[plt-scheme] on which programming languages best to spend your time?

From: keydana at gmx.de (keydana at gmx.de)
Date: Fri Feb 27 16:41:13 EST 2009

Hi all,

thanks a lot for your advice and experiences! In fact I am very happy  
with the "overall result" if I may say so, it confirms the way I seem  
to instinctively prefer (and which I'm sometimes distracted from by  
rather superficial "career"  and "usefulness"  thoughts): concentrate  
on exploring (and having fun with!) PLT, learning about how  
programming languages work ... perhaps learn Haskell but don't worry  
too much about Clojure right now.

Prabhakar, I love your advice about PLAI:
<< If you are enjoying PLAI (and I have nothing to say to anyone who
<< doesn't), I think that is the best use of your time at the moment --
<< each minute spent on those interpreters will save dozens when you  
<< to languages where the features you have implemented are provided as
<< part of the infrastructure.

This is exactly what I'd like to do, so with your encouragement I  
certainly will.

Noel, I find your answer very comforting too, it too helps me in  
setting the priorities (for Haskell :-) rather than Clojure or  
Scala)... Of course, one question...

<<You might be surprised about jobs w/ Scheme.

I'd like to be... I have not stumbled about any (in Germany) yet, but  
also I have not done a real research because I have to collect more  
experience yet.

Geoffrey (and also the others who recommended  HTDP): yes I've read  
that (after my first unsuccessful try of SICP), but surely here also  
reading is not  enough and it would certainly make sense to take it  
out again. If only one had more time... but there's the possibility to  
review chapters selectively, distributed over time.

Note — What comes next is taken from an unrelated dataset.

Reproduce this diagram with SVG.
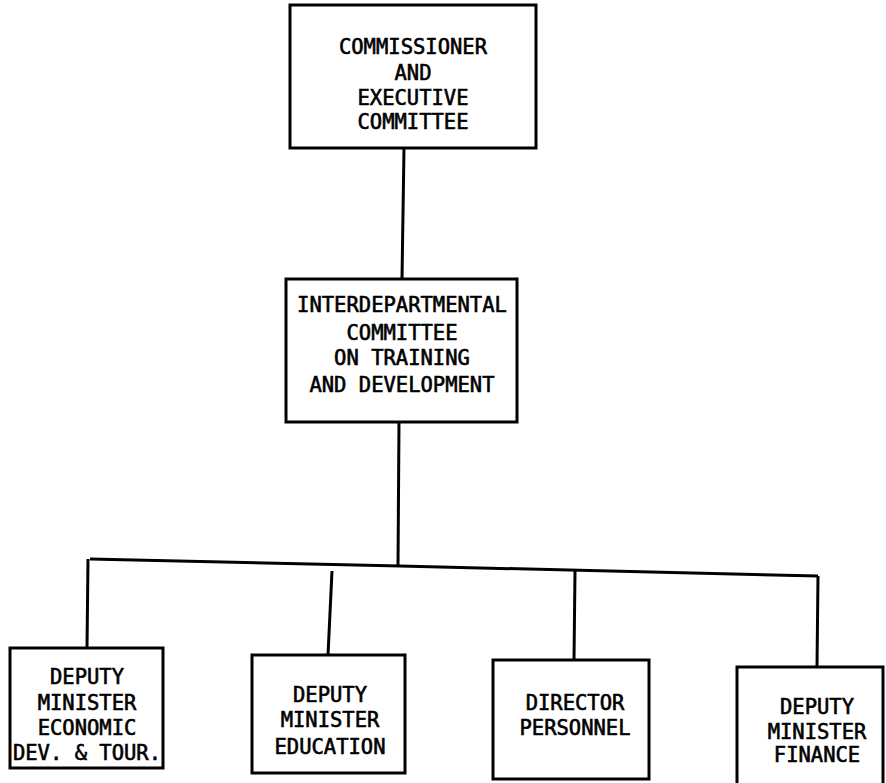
<svg xmlns="http://www.w3.org/2000/svg" width="886" height="783" viewBox="0 0 886 783">
<style>
.box{fill:#fff;stroke:#000;stroke-width:3}
.ln{fill:none;stroke:#000;stroke-width:3}
text{font-family:"DejaVu Sans Mono","Liberation Mono",monospace;font-size:20.5px;fill:#000;stroke:#000;stroke-width:0.6;text-anchor:middle;dominant-baseline:central}
</style>
<rect width="886" height="783" fill="#fff"/>
<g id="connectors">
<line class="ln" x1="404" y1="148" x2="402" y2="279"/>
<line class="ln" x1="399" y1="422" x2="398" y2="566"/>
<polyline class="ln" points="90,559 400,566 818,576"/>
<line class="ln" x1="88" y1="559" x2="87" y2="648"/>
<line class="ln" x1="332" y1="571" x2="328" y2="655"/>
<line class="ln" x1="575" y1="571" x2="574" y2="660"/>
<line class="ln" x1="818" y1="576" x2="817" y2="667"/>
</g>
<g id="n1">
<rect class="box" x="290" y="5" width="246" height="143"/>
<text x="413" y="47">COMMISSIONER</text>
<text x="413" y="73">AND</text>
<text x="413" y="98">EXECUTIVE</text>
<text x="413" y="122">COMMITTEE</text>
</g>
<g id="n2">
<rect class="box" x="286" y="279" width="231" height="143"/>
<text x="402" y="305">INTERDEPARTMENTAL</text>
<text x="402" y="333">COMMITTEE</text>
<text x="402" y="358">ON TRAINING</text>
<text x="402" y="385">AND DEVELOPMENT</text>
</g>
<g id="n3">
<rect class="box" x="10" y="648" width="153" height="120"/>
<text x="87" y="677">DEPUTY</text>
<text x="87" y="703">MINISTER</text>
<text x="87" y="728">ECONOMIC</text>
<text x="87" y="753">DEV. &amp; TOUR.</text>
</g>
<g id="n4">
<rect class="box" x="252" y="655" width="153" height="118"/>
<text x="330" y="695">DEPUTY</text>
<text x="330" y="720">MINISTER</text>
<text x="330" y="747">EDUCATION</text>
</g>
<g id="n5">
<rect class="box" x="493" y="660" width="156" height="119"/>
<text x="575" y="703">DIRECTOR</text>
<text x="575" y="728">PERSONNEL</text>
</g>
<g id="n6">
<rect class="box" x="737" y="667" width="146" height="122"/>
<text x="817" y="707">DEPUTY</text>
<text x="817" y="732">MINISTER</text>
<text x="817" y="755">FINANCE</text>
</g>
</svg>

Thanks again to all of you! Certainly the community is one of greatest  
things in PLT scheme.


Am 27.02.2009 um 11:03 schrieb Noel Welsh:

> On Thu, Feb 26, 2009 at 8:10 PM, keydana at gmx.de <keydana at gmx.de>  
> wrote:
>> So I'm constantly unsure how to employ this time.
>> First, it would make sense to constantly proceed with scheme, in  
>> order to be
>> able to perform real-world tasks with it, and also to some day  
>> perhaps be
>> able to contribute to a PLT project, which I'd very much like to do.
> ...
>> Second, I wonder if for career reasons I should learn Clojure (I'll
>> certainly never find a job where I can use scheme, but who knows  
>> what will
>> happen with Clojure in the Java world)...
> You might be surprised about jobs w/ Scheme.
> My opinion is that the big idea in Clojure is concurrency, and I don't
> think it is necessary to learn all of Clojure to understand the
> concurrency abstractions it provides. However I have not tried
> Clojure, so I might be mistaken.
>> And third, there's the Haskell temptation...
> Haskell is worth learning IMO to 1) see how a lazy language works 2)
> get experience with a modern type system 3) get experience with monads
> 4) understand research papers with examples in Haskell. I found it
> very easy to get started with GHC.
> You can get some experience of these ideas in PLT Scheme (lazy
> language, typed Scheme) but they aren't yet as well developed as
> Haskell.
> Some people have mentioned Scala. I've just started learning Scala so
> I can mess around with Android in a language that isn't Java. Scala is
> relatively immature, and I think learning Haskell would teach the same
> lessons as Scala (type systems) and more.
> Any employer looking for a Scala / Clojure / Erlang programmer would
> respect your knowledge of PLT Scheme (or Haskell, or whatever else you
> choose). I don't recommend learning things just because you think
> they'll be useful for your employment.